[Rows from a dataset of charts and code]
——

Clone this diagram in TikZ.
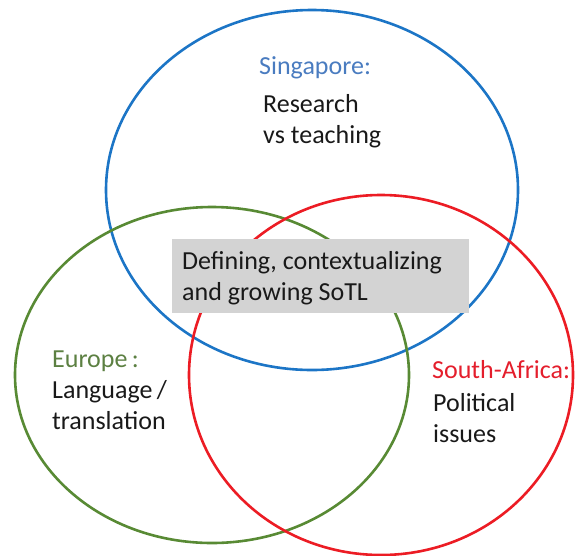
\documentclass[tikz,border=0pt]{standalone}
\usepackage{fontspec}
\setmainfont{Carlito}
\usepackage{tikz}
\usetikzlibrary{positioning}
\definecolor{sgblue}{RGB}{28,117,198}
\definecolor{sglabel}{RGB}{74,124,192}
\definecolor{eugreen}{RGB}{88,138,52}
\definecolor{eulabel}{RGB}{92,128,66}
\definecolor{sared}{RGB}{236,28,36}
\definecolor{salabel}{RGB}{228,30,44}
\definecolor{boxgray}{RGB}{211,211,211}
\definecolor{textblack}{RGB}{25,25,25}

\begin{document}
\begin{tikzpicture}[x=1pt, y=-1pt,
		region/.style={line width=2.6pt},
		label/.style={inner sep=0pt, anchor=base west, align=left,
			font=\fontsize{26}{30.5}\selectfont},
		body/.style={label, text=textblack}]
		%%%%% START %%%%%
		\useasboundingbox (0, 0) rectangle (576, 555);
		
		\draw[region, sgblue] (312, 190) ellipse [x radius=206pt, y radius=180pt];
		\draw[region, eugreen] (212, 375) ellipse [x radius=197pt, y radius=168pt];
		\draw[region, sared] (381, 375) ellipse [x radius=192pt, y radius=180pt];
		
		% multi-line nodes sit on the baseline of their last line
		\fill[boxgray] (172, 239) rectangle (469, 313);
		\node[body] (core) at (182, 300) {Defining, contextualizing\\and growing SoTL};
		
		\node[label, text=sglabel] (sg) at (259, 74) {Singapore:};
		\node[body] (sgtext) at (263, 143) {Research\\vs teaching};
		
		\node[label, text=eulabel] (eu) at (52, 367) {Europe\,:};
		\node[body] (eutext) at (52, 429) {Language\,/\\translation};
		
		\node[label, text=salabel] (sa) at (432, 378) {South-Africa:};
		\node[body] (satext) at (433, 442) {Political\\issues};
		%%%%% END %%%%%
	\end{tikzpicture}
\end{document}
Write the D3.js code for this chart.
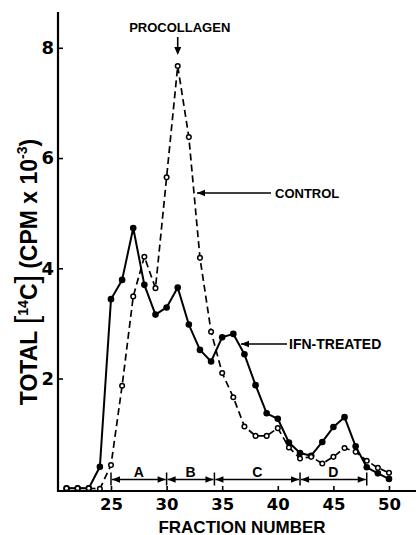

——

> **Exercise**:
State the count of lines above containing the string "this", and add nothing to it.

> **Task response**:
2